-- What you are asked to do --
Find each line in the following listing that has the string "matplotlib", then state the count and nothing else.

++++++++++++++++++++

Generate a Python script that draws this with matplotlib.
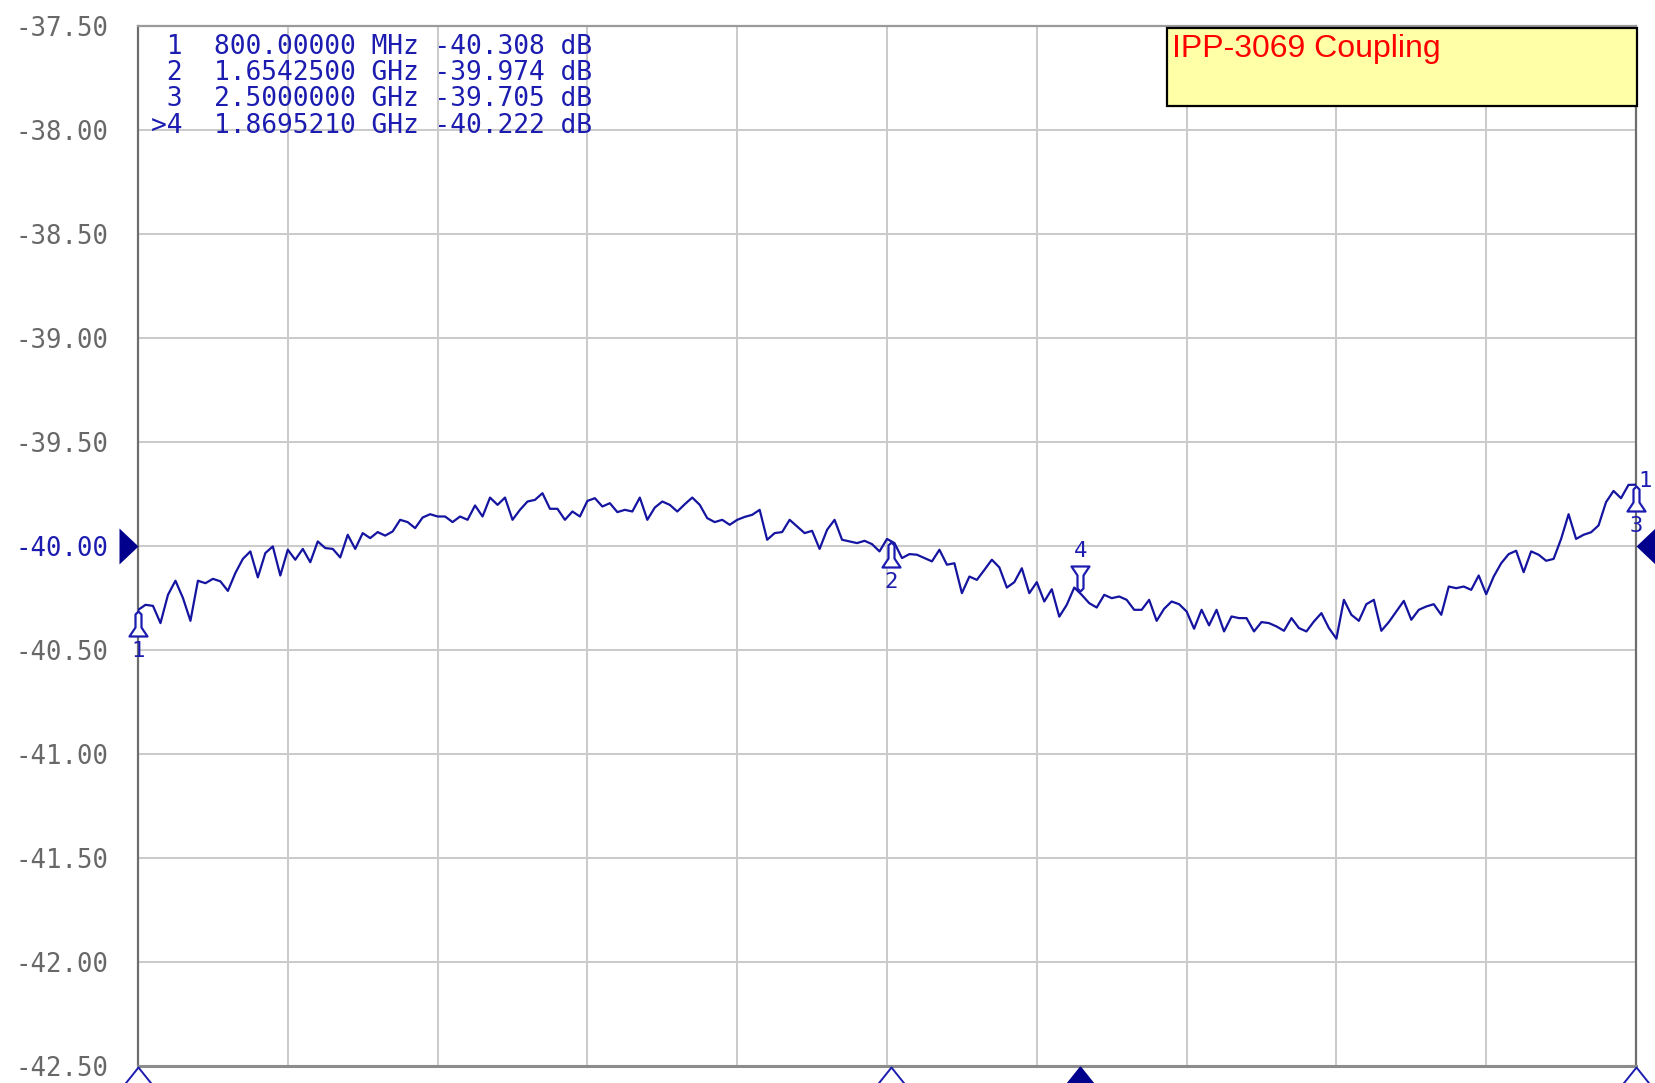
import numpy as np
import matplotlib.pyplot as plt
import matplotlib.patches as patches
from matplotlib.path import Path

W, H = 1656, 1083

# colores aproximados de la pantalla del analizador
COLORS = {
    'trace': '#1414a0', 'marker': '#1c1cb0', 'solid': '#00008c',
    'grid': '#cbcbcb', 'axis': '#6e6e6e', 'label': '#686868',
    'box': '#ffffa8', 'title': '#ff0000',
}

# barrido del VNA: 201 puntos de 800 MHz a 2.5 GHz
freq_ghz = np.linspace(0.8, 2.5, 201)
s21_db = [
    -40.308, -40.283, -40.288, -40.371, -40.235, -40.167, -40.250, -40.360, -40.167, -40.179,
    -40.158, -40.170, -40.216, -40.130, -40.062, -40.026, -40.151, -40.034, -40.002, -40.142,
    -40.018, -40.066, -40.014, -40.078, -39.978, -40.010, -40.014, -40.055, -39.946, -40.014,
    -39.938, -39.962, -39.933, -39.950, -39.930, -39.874, -39.885, -39.914, -39.863, -39.847,
    -39.858, -39.858, -39.885, -39.858, -39.874, -39.805, -39.858, -39.767, -39.802, -39.767,
    -39.874, -39.826, -39.786, -39.778, -39.746, -39.821, -39.821, -39.874, -39.834, -39.858,
    -39.783, -39.770, -39.810, -39.794, -39.837, -39.826, -39.834, -39.767, -39.874, -39.815,
    -39.786, -39.802, -39.834, -39.799, -39.767, -39.802, -39.866, -39.885, -39.874, -39.898,
    -39.874, -39.860, -39.850, -39.826, -39.970, -39.938, -39.933, -39.874, -39.906, -39.938,
    -39.927, -40.014, -39.922, -39.874, -39.970, -39.978, -39.986, -39.975, -39.991, -40.026,
    -39.966, -39.986, -40.058, -40.039, -40.042, -40.058, -40.074, -40.018, -40.090, -40.083,
    -40.227, -40.147, -40.163, -40.115, -40.066, -40.103, -40.200, -40.174, -40.107, -40.227,
    -40.174, -40.267, -40.208, -40.340, -40.283, -40.200, -40.235, -40.275, -40.296, -40.235,
    -40.251, -40.243, -40.259, -40.307, -40.307, -40.259, -40.360, -40.302, -40.267, -40.280,
    -40.315, -40.398, -40.307, -40.382, -40.307, -40.411, -40.339, -40.347, -40.347, -40.411,
    -40.366, -40.371, -40.387, -40.408, -40.347, -40.395, -40.411, -40.363, -40.323, -40.395,
    -40.446, -40.259, -40.331, -40.360, -40.280, -40.259, -40.408, -40.366, -40.315, -40.264,
    -40.355, -40.307, -40.291, -40.280, -40.331, -40.195, -40.203, -40.195, -40.211, -40.142,
    -40.232, -40.147, -40.083, -40.039, -40.023, -40.126, -40.026, -40.042, -40.071, -40.062,
    -39.966, -39.847, -39.966, -39.946, -39.934, -39.901, -39.789, -39.735, -39.770, -39.706,
    -39.705,
]

y_ticks = [-42.5, -42.0, -41.5, -41.0, -40.5, -40.0, -39.5, -39.0, -38.5, -38.0, -37.5]
y_tick_labels = ['-42.50', '-42.00', '-41.50', '-41.00', '-40.50', '-40.00',
                 '-39.50', '-39.00', '-38.50', '-38.00', '-37.50']
ref_level = -40.0

marker_ids = ['1', '2', '3', '4']
marker_freq_ghz = [0.8, 1.65425, 2.5, 1.869521]
marker_db = [-40.308, -39.974, -39.705, -40.222]
marker_freq_text = ['800.00000 MHz', '1.6542500 GHz', '2.5000000 GHz', '1.8695210 GHz']
active_marker = '4'

title = 'IPP-3069 Coupling'


def px_marker(verts):
    # marcador en pixeles (y hacia arriba), el origen es el punto de datos
    verts = np.array(verts + [verts[0]], dtype=float)
    codes = [Path.MOVETO] + [Path.LINETO] * (len(verts) - 2) + [Path.CLOSEPOLY]
    size_pt = 2 * np.abs(verts).max() * 72 / 100
    return Path(verts, codes), size_pt


mk_up, mk_up_size = px_marker([(0, -1), (-3, -4), (-3, -17), (-9, -26), (9, -26), (3, -17), (3, -4)])
mk_down, mk_down_size = px_marker([(0, 1), (-3, 4), (-3, 17), (-9, 26), (9, 26), (3, 17), (3, 4)])
mk_bottom, mk_bottom_size = px_marker([(0, -1), (-16, -21), (16, -21)])
mk_ref_l, mk_ref_l_size = px_marker([(0, 0), (-19, 18), (-19, -18)])
mk_ref_r, mk_ref_r_size = px_marker([(0, 0), (19, 18), (19, -18)])

fig = plt.figure(figsize=(W / 100, H / 100), dpi=100)
ax = fig.add_axes([138 / W, (H - 1065.6) / H, 1498 / W, 1039.2 / H])

ax.set_xlim(0.8, 2.5)
ax.set_ylim(-42.5, -37.5)
ax.set_xticks(np.linspace(0.8, 2.5, 11))
ax.set_xticklabels([])
ax.set_yticks(y_ticks)
ax.set_yticklabels(y_tick_labels, family='DejaVu Sans Mono', fontsize=18.5, color=COLORS['label'])
ax.tick_params(length=0, pad=21)
for lbl, val in zip(ax.get_yticklabels(), y_ticks):
    if val == ref_level:
        lbl.set_color(COLORS['marker'])
ax.grid(True, color=COLORS['grid'], lw=1.45)
ax.set_axisbelow(True)

for side in ['left', 'right', 'top']:
    ax.spines[side].set_color(COLORS['axis'])
    ax.spines[side].set_linewidth(1.6)
ax.spines['top'].set_color('#9a9a9a')
ax.spines['bottom'].set_color('#8c8c8c')
ax.spines['bottom'].set_linewidth(2.2)

# traza
ax.plot(freq_ghz, s21_db, color=COLORS['trace'], lw=1.6, zorder=3)

# marcadores sobre la traza
for mid, f, v in zip(marker_ids, marker_freq_ghz, marker_db):
    if mid == active_marker:
        ax.plot(f, v, marker=mk_down, ms=mk_down_size, mfc='white', mec=COLORS['marker'],
                mew=1.6, clip_on=False, zorder=4)
        dy = 41
    else:
        ax.plot(f, v, marker=mk_up, ms=mk_up_size, mfc='white', mec=COLORS['marker'],
                mew=1.6, clip_on=False, zorder=4)
        dy = -41
    ax.annotate(mid, xy=(f, v), xytext=(0, dy), textcoords='offset pixels', ha='center',
                va='center', family='DejaVu Sans Mono', fontsize=16, color=COLORS['marker'],
                annotation_clip=False, zorder=5)

    # triangulos bajo el eje x
    filled = mid == active_marker
    ax.plot(f, -42.5, marker=mk_bottom, ms=mk_bottom_size,
            mfc=COLORS['solid'] if filled else 'white',
            mec=COLORS['solid'] if filled else COLORS['marker'], mew=1.4, clip_on=False, zorder=5)

ax.annotate('1', xy=(2.5, marker_db[2]), xytext=(9, 4), textcoords='offset pixels', ha='center',
            va='center', family='DejaVu Sans Mono', fontsize=16, color=COLORS['marker'],
            annotation_clip=False, zorder=5)

# nivel de referencia
ax.plot(0.8, ref_level, marker=mk_ref_l, ms=mk_ref_l_size, color=COLORS['solid'], mew=0,
        clip_on=False, zorder=5)
ax.plot(2.5, ref_level, marker=mk_ref_r, ms=mk_ref_r_size, color=COLORS['solid'], mew=0,
        clip_on=False, zorder=5)

# tabla de marcadores
for i, (mid, ftxt, v) in enumerate(zip(marker_ids, marker_freq_text, marker_db)):
    prefix = '>' if mid == active_marker else ' '
    line = f"{prefix}{mid}  {ftxt} {v:.3f} dB"
    fig.text(151 / W, 1 - (46.5 + 26.4 * i) / H, line, family='DejaVu Sans Mono', fontsize=18.9,
             color=COLORS['marker'], ha='left', va='center')

# caja del titulo
fig.add_artist(patches.Rectangle((1167 / W, 1 - 106 / H), 470 / W, 78 / H, transform=fig.transFigure,
                                 facecolor=COLORS['box'], edgecolor='black', lw=1.6, zorder=2))
fig.text(1172 / W, 1 - 57.5 / H, title, family='Liberation Sans', fontsize=23,
         color=COLORS['title'], ha='left', va='baseline', zorder=3)

fig.savefig('out.png', dpi=100)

++++++++++++++++++++

-- Complete response --
4